Another Good Thinker and Writer on Economics

Most economists know Arnold Kling, another of my favorites. Although we don't agree on everything, he's always open-minded, always provocative, makes excellent points, expresses himself with ease, and has firm knowledge of his subject.

Arnold Kling
[Thanks to econlib.org for the photo.]

His latest article is about how people prefer obeying easy albeit incorrect directives, to going to the trouble of acquiring useful knowledge that is difficult to extract from other than readily observable data. In other words, we jump to conclusions rather than carry out blind and random experimentation.

Here's the salient point he makes:

"For the most part, consumers and taxpayers would rather not know whether education, health care, and foreign aid are cost-effective.
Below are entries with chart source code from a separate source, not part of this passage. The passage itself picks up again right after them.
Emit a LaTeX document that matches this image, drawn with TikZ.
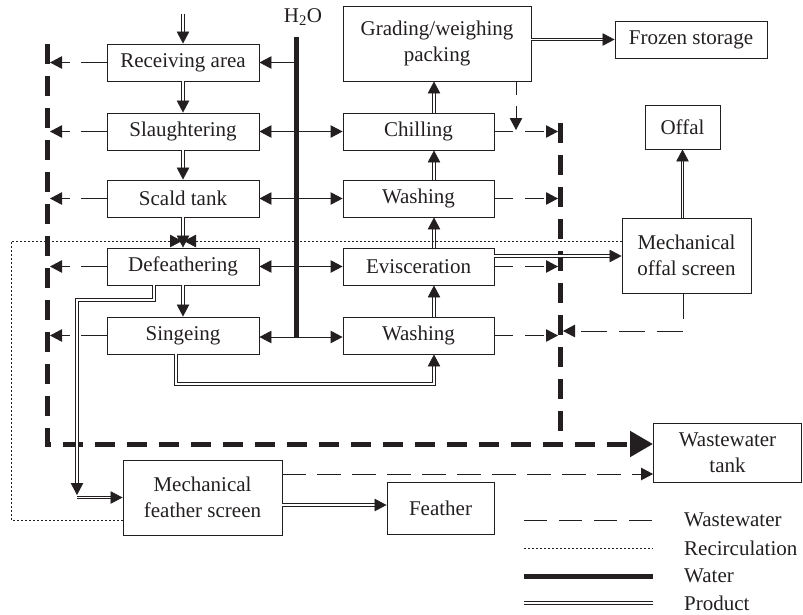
\documentclass[tikz,border=0pt]{standalone}
\usepackage{fontspec}
\setmainfont{Liberation Serif}
\usetikzlibrary{arrows.meta}
\definecolor{ink}{HTML}{231F20}
\begin{document}
\begin{tikzpicture}[x=1pt,y=-1pt,
  box/.style={draw=ink,line width=0.9pt,inner sep=0pt,align=center,text=ink,
    font=\fontsize{21}{25.5}\selectfont},
  lbl/.style={inner sep=0pt,text=ink,font=\fontsize{21}{25.5}\selectfont},
  tip/.style={-{Triangle[length=12pt,width=12.5pt]}},
  bigtip/.style={-{Triangle[length=23pt,width=25pt]}},
  thin/.style={draw=ink,line width=0.9pt},
  ww/.style={draw=ink,line width=0.9pt,dash pattern=on 24pt off 11pt},
  wwthick/.style={draw=ink,line width=5pt,dash pattern=on 20pt off 12pt},
  water/.style={draw=ink,line width=5pt},
  prod/.style={draw=ink,line width=0.8pt,double=white,double distance=1.6pt},
  recirc/.style={draw=ink,line width=0.8pt,dash pattern=on 1.5pt off 2.5pt}
]
\useasboundingbox (0,0) rectangle (803,614);

% left column
\node[box,minimum width=152pt,minimum height=37pt] (rcv) at (183,62.5) {Receiving area};
\node[box,minimum width=152pt,minimum height=37pt] (sla) at (183,131.5) {Slaughtering};
\node[box,minimum width=152pt,minimum height=37pt] (sca) at (183,198.5) {Scald tank};
\node[box,minimum width=152pt,minimum height=37pt] (def) at (183,266.5) {Defeathering};
\node[box,minimum width=152pt,minimum height=37pt] (sin) at (183,335.5) {Singeing};
% right column
\node[box,minimum width=151pt,minimum height=37pt] (chi) at (418.5,131.5) {Chilling};
\node[box,minimum width=151pt,minimum height=37pt] (wa1) at (418.5,198.5) {Washing};
\node[box,minimum width=151pt,minimum height=37pt] (evi) at (418.5,266.5) {Evisceration};
\node[box,minimum width=151pt,minimum height=37pt] (wa2) at (418.5,335.5) {Washing};
\node[box,minimum width=188pt,minimum height=75pt] (grd) at (437,43.5) {Grading/weighing\\packing};
\node[box,minimum width=152pt,minimum height=37pt] (frz) at (691,39.5) {Frozen storage};
\node[box,minimum width=75pt,minimum height=44pt] (off) at (682.5,127) {Offal};
\node[box,minimum width=129pt,minimum height=75pt] (mos) at (686.5,255.5) {Mechanical\\offal screen};
\node[box,minimum width=148pt,minimum height=59pt] (wwt) at (727.5,452.5) {Wastewater\\tank};
\node[box,minimum width=159pt,minimum height=75pt] (mfs) at (202.5,497.5) {Mechanical\\feather screen};
\node[box,minimum width=107pt,minimum height=52pt] (fea) at (440.5,508) {Feather};
\node[lbl] (h2o) at (303,17) {H\textsubscript{2}O};

% coordinates
\coordinate (in) at (183,14);
\coordinate (wl) at (296,0);
\coordinate (wtop) at (296,37);
\coordinate (wbot) at (296,337);
\coordinate (ll) at (50,0);
\coordinate (rl) at (558,0);
\coordinate (sw) at (434,384);
\coordinate (dj) at (77,300);
\coordinate (fj) at (77,495);
\coordinate (fj2) at (77,497.5);
\coordinate (y505) at (0,505);
\coordinate (y474) at (0,474);
\coordinate (y256) at (0,256);
\coordinate (y241) at (0,241);
\coordinate (y520) at (0,520);
\coordinate (y331) at (0,331);
\coordinate (rcL) at (11,241);
\coordinate (rcA) at (182,241);
\coordinate (rcB) at (184,241);
\coordinate (gd) at (516,130);
\coordinate (mr) at (563,331);
\coordinate (mc) at (683,331);
\coordinate (lt) at (47,44);
\coordinate (lb) at (47,444);
\coordinate (rt) at (560,123);
\coordinate (rb) at (560,444);
\coordinate (wa) at (653,444);

% thick wastewater collector
\draw[wwthick] (rt) -- (rb);
\draw[wwthick,bigtip] (lt) -- (lb) -- (wa);

% water
\draw[water] (wtop) -- (wbot);
\foreach \n in {rcv,sla,sca,def}{\draw[thin,tip] (wl |- \n) -- (\n.east);}
\foreach \n in {chi,wa1,evi}{\draw[thin,tip] (wl |- \n) -- (\n.west);}
\draw[thin,tip] (wbot) -- (sin.east |- wbot);
\draw[thin,tip] (wbot) -- (wa2.west |- wbot);

% wastewater arrows
\foreach \n in {rcv,sla,sca,def,sin}{\draw[ww,dash pattern=on 26pt off 11pt,tip] (\n.west) -- (ll |- \n);}
\foreach \n in {chi,wa1,evi,wa2}{\draw[ww,dash pattern=on 19pt off 12pt,tip] (\n.east) -- (rl |- \n);}
\draw[ww,dash pattern=on 14pt off 11pt,tip] (gd |- grd.south) -- (gd);
\draw[ww,dash pattern=on 26pt off 12pt,tip] (mc |- mos.south) -- (mc) -- (mr);
\draw[ww,tip] (mfs.east |- y474) -- (wwt.west |- y474);

% product flow
\draw[prod,tip] (in) -- (rcv.north);
\draw[prod,tip] (rcv.south) -- (sla.north);
\draw[prod,tip] (sla.south) -- (sca.north);
\draw[prod,tip] (sca.south) -- (def.north);
\draw[prod,tip] (def.south) -- (sin.north);
\draw[prod,tip] ([xshift=-7pt]sin.south) |- (sw) -- (sw |- wa2.south);
\draw[prod,tip] ([xshift=15.5pt]wa2.north) -- ([xshift=15.5pt]evi.south);
\draw[prod,tip] ([xshift=15.5pt]evi.north) -- ([xshift=15.5pt]wa1.south);
\draw[prod,tip] ([xshift=15.5pt]wa1.north) -- ([xshift=15.5pt]chi.south);
\draw[prod,tip] ([xshift=15.5pt]chi.north) -- ([xshift=15.5pt]chi.north |- grd.south);
\draw[prod,tip] (grd.east |- frz) -- (frz.west);
\draw[prod,tip] (evi.east |- y256) -- (mos.west |- y256);
\draw[prod,tip] (off.south |- mos.north) -- (off.south);
\draw[prod,tip] ([xshift=-29pt]def.south) |- (dj) -- (fj);
\draw[prod,tip] (fj2) -- (mfs.west);
\draw[prod,tip] (mfs.east |- y505) -- (fea.west |- y505);

% recirculation
\draw[recirc,tip] (mos.west |- y241) -- (rcB);
\draw[recirc,tip] (mfs.west |- y520) -| (rcL) -- (rcA);

% legend
\coordinate (l1a) at (524,520); \coordinate (l1b) at (653,520);
\coordinate (l2a) at (524,548); \coordinate (l2b) at (653,548);
\coordinate (l3a) at (524,576); \coordinate (l3b) at (653,576);
\coordinate (l4a) at (524,603); \coordinate (l4b) at (653,603);
\draw[ww,dash pattern=on 23pt off 12pt] (l1a) -- (l1b);
\draw[recirc] (l2a) -- (l2b);
\draw[water] (l3a) -- (l3b);
\draw[prod] (l4a) -- (l4b);
\node[lbl,anchor=west] (t1) at (684,520) {Wastewater};
\node[lbl,anchor=west] (t2) at (684,548) {Recirculation};
\node[lbl,anchor=west] (t3) at (684,576) {Water};
\node[lbl,anchor=west] (t4) at (684,603) {Product};
\end{tikzpicture}
\end{document}
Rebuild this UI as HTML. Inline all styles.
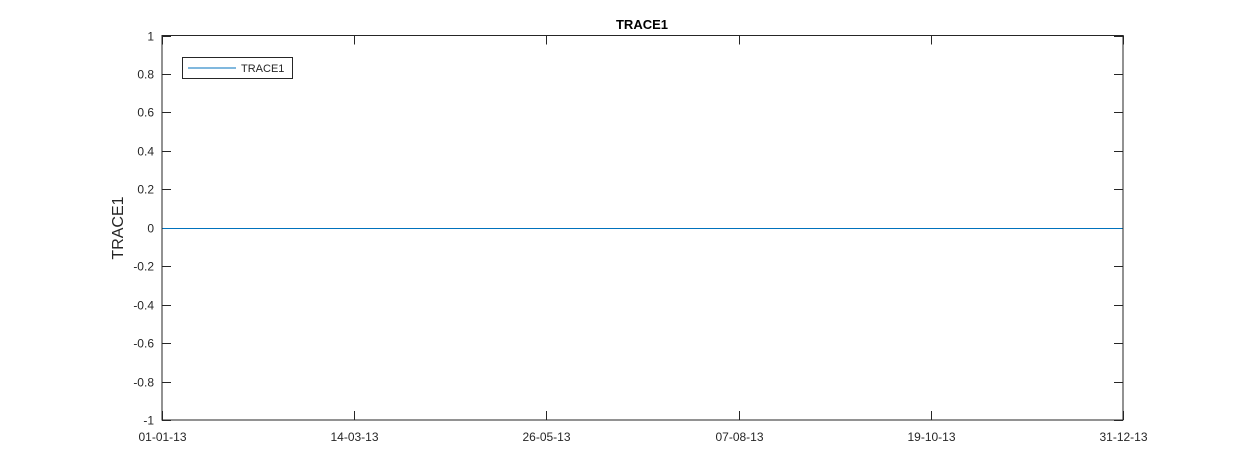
<!DOCTYPE html>
<html><head><meta charset="utf-8"><style>
body{margin:0;background:#fff;}
svg{display:block;font-family:"Liberation Sans",Arial,sans-serif;}
</style></head><body>
<svg id="chart" width="1240" height="472">
<rect width="1240" height="472" fill="#fff"/>
<text x="642" y="29" text-anchor="middle" font-size="13" font-weight="bold">TRACE1</text>
<text transform="translate(123,228) rotate(-90)" text-anchor="middle" font-size="16" fill="#262626">TRACE1</text>
<g id="axes"></g>
<g id="marks"></g>
<rect x="162" y="35.5" width="961" height="384.5" fill="none" stroke="#262626" stroke-width="1"/>
<g>
<rect x="182.5" y="57.5" width="110" height="21" fill="#fff" stroke="#262626"/>
<line x1="188" y1="68" x2="236" y2="68" stroke="#0072bd"/>
<text x="241" y="72" font-size="11" fill="#262626">TRACE1</text>
</g>
</svg>
<script>
const xTickDays=[0,72.8,145.6,218.4,291.2,364];
const xTickLabels=["01-01-13","14-03-13","26-05-13","07-08-13","19-10-13","31-12-13"];
const yTicks=[1,0.8,0.6,0.4,0.2,0,-0.2,-0.4,-0.6,-0.8,-1];
const yTickLabels=["1","0.8","0.6","0.4","0.2","0","-0.2","-0.4","-0.6","-0.8","-1"];
const seriesDays=[0,364];
const seriesValues=[0,0];
const L=162,R=1123,T=35.5,B=420;
const xS=d=>L+(d-0)/(364-0)*(R-L);
const yS=v=>B-(v+1)/2*(B-T);
const ns="http://www.w3.org/2000/svg";
const ax=document.getElementById('axes');
function mk(t,a,p){const e=document.createElementNS(ns,t);for(const k in a)e.setAttribute(k,a[k]);p.appendChild(e);return e;}
yTicks.forEach((v,i)=>{
 const y=Math.round(yS(v))+0.5;
 const t1=mk('line',{x1:L,x2:L+9,y1:y,y2:y,stroke:'#262626'},ax);
 
 
 const t2=mk('line',{x1:R-9,x2:R,y1:y,y2:y,stroke:'#262626'},ax);
 
 
 const tx=mk('text',{x:L-8,y:y+4,'text-anchor':'end','font-size':'12',fill:'#262626'},ax);
 tx.textContent=yTickLabels[i];
 
 
});
xTickDays.forEach((d,i)=>{
 const x=Math.round(xS(d))+0.5;
 const t1=mk('line',{x1:x,x2:x,y1:B-9,y2:B,stroke:'#262626'},ax);
 
 
 const t2=mk('line',{x1:x,x2:x,y1:T,y2:T+9,stroke:'#262626'},ax);
 
 
 const tx=mk('text',{x:x,y:B+21,'text-anchor':'middle','font-size':'12',fill:'#262626'},ax);
 tx.textContent=xTickLabels[i];
 
 
});
const pts=seriesDays.map((d,i)=>xS(d)+','+(Math.round(yS(seriesValues[i]))+0.5)).join(' ');
const pl=mk('polyline',{points:pts,fill:'none',stroke:'#0072bd','stroke-width':'1'},document.getElementById('marks'));


</script>
</body></html>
Instead, people would rather 'trust the experts' and attribute high skill levels to educators, doctors, and aid agencies. And, of course, the experts would like us to continue to pay their salaries without questioning their results. As on many other issues, in seeking cost-benefit analysis [good] economists are fighting an uphill battle." [Others are taking personal advantage of the downhill but very profitable slide towards sensationalism.] [My editing. kd]

He's got it so right.

Most of us humans have the capacity to analyze events and learn, but we only use this ability in a comparatively primitive fashion. In many life situations, this may get us by, but sometimes it leads to tragedy. It's the difference between, "It looks like he's guilty," and "The prosecution has shown us solid evidence and has proven that he is guilty." Or "This looks like the reason for it," when "this" is not the real cause at all.

As he points out, when it comes to economics, education, politics, helping the poor, [I'll add climatology], or health care, this tendency of ours to generalize and hypothesize without performing scientific due diligence has done great damage.

Scientists and researchers, and the politicians who depend on them, must be disciplined in such a way as to find useful results 99.999% of the time, and not allow haphazard judgments to cause serious damage through premature public announcements and laws that are counterproductive.

Arnold writes at econlib.org, and posts often there in his econlog. You can also find him at tcsdaily.com.